Afrik.com : Certains, comme le président du Niger Mahamadou Issoufou, reproche également au MNLA de ne pas être représentatif des populations de l’Azawad. Qu’en pensez-vous ?
Moussa ag Assarid : Le MNLA est soutenu par la population dans sa majorité. D’ailleurs la preuve est qu’en janvier dernier nous avons organisé un Congrès et plus de 3 000 personnes se sont déplacées malgré leurs conditions de vie difficiles. Et puis nous n’avons jamais dit que nous représentons toutes les populations de l’Azawad à l’unanimité. D’ailleurs est-ce que les élus locaux à Bamako, eux, sont représentatifs de toutes les populations du Mali ? Nous, nous donnons notre sang et risquons notre vie pour régler les problèmes.

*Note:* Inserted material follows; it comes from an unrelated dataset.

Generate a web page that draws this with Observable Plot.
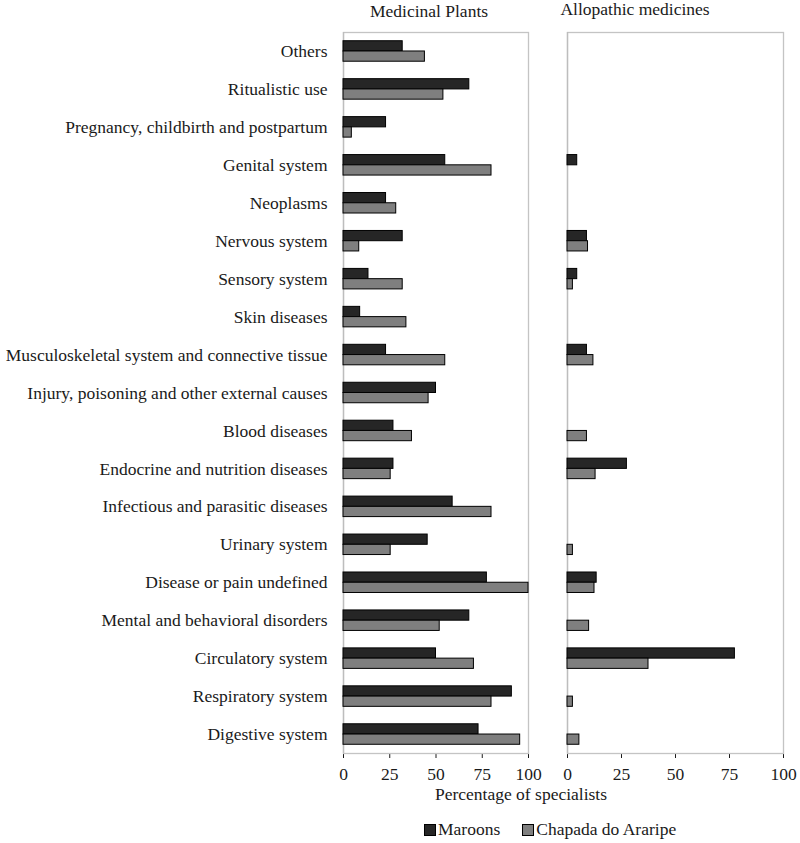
<!DOCTYPE html>
<html>
<head>
<meta charset="utf-8">
<script src="https://cdn.jsdelivr.net/npm/d3@7"></script>
<script src="https://cdn.jsdelivr.net/npm/@observablehq/plot@0.6"></script>
<style>
  body { margin: 0; background: #fff; }
  #wrap { position: relative; width: 800px; height: 843px; font-family: "Liberation Serif", "Times New Roman", serif; color: #1a1a1a; }
  #wrap svg { position: absolute; top: 0; }
  .lbl { position: absolute; font-size: 17.5px; line-height: 1; white-space: nowrap; transform: translateX(-50%); }
  .leg { position: absolute; top: 821px; font-size: 17.5px; line-height: 1; display: flex; align-items: center; white-space: nowrap; }
  .sw { display: inline-block; width: 10px; height: 10px; border: 1px solid #000; margin-right: 2px; }
</style>
</head>
<body>
<div id="wrap"></div>
<script>
const categories = [
  "Others",
  "Ritualistic use",
  "Pregnancy, childbirth and postpartum",
  "Genital system",
  "Neoplasms",
  "Nervous system",
  "Sensory system",
  "Skin diseases",
  "Musculoskeletal system and connective tissue",
  "Injury, poisoning and other external causes",
  "Blood diseases",
  "Endocrine and nutrition diseases",
  "Infectious and parasitic diseases",
  "Urinary system",
  "Disease or pain undefined",
  "Mental and behavioral disorders",
  "Circulatory system",
  "Respiratory system",
  "Digestive system"
];
const series = ["Maroons", "Chapada do Araripe"];
const plantsMaroons  = [32, 68, 23, 55, 23, 32, 13.5, 9, 23, 50, 27, 27, 59, 45.5, 77.5, 68, 50, 91, 73];
const plantsChapada  = [44, 54, 4.5, 80, 28.5, 8.5, 32, 34, 55, 46, 37, 25.5, 80, 25.5, 100, 52, 70.5, 80, 95.5];
const alloMaroons    = [0, 0, 0, 4.5, 0, 9, 4.5, 0, 9, 0, 0, 27.5, 0, 0, 13.5, 0, 77.5, 0, 0];
const alloChapada    = [0, 0, 0, 0, 0, 9.5, 2.5, 0, 12, 0, 9, 13, 0, 2.5, 12.5, 10, 37.5, 2.5, 5.5];
const xTicks = [0, 25, 50, 75, 100];
const panelTitles = ["Medicinal Plants", "Allopathic medicines"];
const xLabel = "Percentage of specialists";
const colors = ["#262626", "#7f7f7f"];

const toRows = (vals) => categories.map((c, i) => ({category: c, value: vals[i]})).filter(d => d.value > 0);

function panel({m, c, width, marginLeft, marginRight, showY}) {
  return Plot.plot({
    width, height: 790,
    marginTop: 32, marginBottom: 37, marginLeft, marginRight,
    style: {fontFamily: '"Liberation Serif", "Times New Roman", serif', fontSize: "17.5px", color: "#1a1a1a", background: "transparent", overflow: "visible"},
    x: {domain: [0, 100], ticks: xTicks, tickSize: 5, tickPadding: 9, label: null, line: true},
    y: {domain: categories, paddingInner: 0.46, paddingOuter: 0.23, round: false, label: null, axis: showY ? "left" : null, tickSize: 0, tickPadding: 16},
    marks: [
      Plot.frame({stroke: "#c4c4c4", strokeWidth: 1.3}),
      Plot.ruleX([0], {stroke: "#bdbdbd", strokeWidth: 1.3}),
      Plot.barX(toRows(m), {x: "value", y: "category", fill: colors[0], stroke: "#000", strokeWidth: 1, insetBottom: 10.25}),
      Plot.barX(toRows(c), {x: "value", y: "category", fill: colors[1], stroke: "#000", strokeWidth: 1, insetTop: 10.25})
    ]
  });
}

const wrap = document.getElementById("wrap");
const p1 = panel({m: plantsMaroons, c: plantsChapada, width: 540, marginLeft: 343, marginRight: 12, showY: true});
p1.style.left = "0px";
wrap.appendChild(p1);
const p2 = panel({m: alloMaroons, c: alloChapada, width: 260, marginLeft: 27, marginRight: 17, showY: false});
p2.style.left = "540px";
wrap.appendChild(p2);

function label(text, x, top) {
  const d = document.createElement("div");
  d.className = "lbl";
  d.textContent = text;
  d.style.left = x + "px";
  d.style.top = top + "px";
  wrap.appendChild(d);
}
label(panelTitles[0], 429, 3);
label(panelTitles[1], 635, 1);
label(xLabel, 521, 786);

const leg = document.createElement("div");
leg.className = "leg";
leg.style.left = "424px";
series.forEach((s, i) => {
  const item = document.createElement("span");
  item.style.display = "inline-flex";
  item.style.alignItems = "center";
  item.style.marginRight = i === 0 ? "22px" : "0";
  const sw = document.createElement("span");
  sw.className = "sw";
  sw.style.background = colors[i];
  item.appendChild(sw);
  item.appendChild(document.createTextNode(s));
  leg.appendChild(item);
});
wrap.appendChild(leg);
</script>
</body>
</html>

Et quand bien même sommes-nous minoritaires, nous avons aussi le droit de vivre et de nous exprimer ! Nous sommes peut-être minoritaires mais nous avons fait trembler le Mali.
Afrik.com : Des responsables maliens affirment avoir injecté de l’argent dans le Nord-Mali. Mais selon eux, ces fonds auraient été détournés par des responsables de la région…
Moussa ag Assarid : Il faut donc les arrêter, les juger comme cela doit se faire dans un pays de droit. Il faut que justice soit faite à ces pauvres populations auxquelles cet argent était destiné. Mais nous aussi nous voyons des villas construites à Bamako.
Afrik.com : Votre combat date de très longtemps. Est-ce que les responsables touaregs n’auraient pas du mal à accepter la domination des Noirs au Mali ?
Moussa ag Assarid : Non pas du tout. La couleur de peau n’a rien à voir avec notre combat. Nous ne menons pas une guerre ethnique. Ce sont les autorités maliennes qui nous collent cette étiquette à la peau. Nous ne voulons aucun mal au peuple malien, nous nous battons juste contre un système.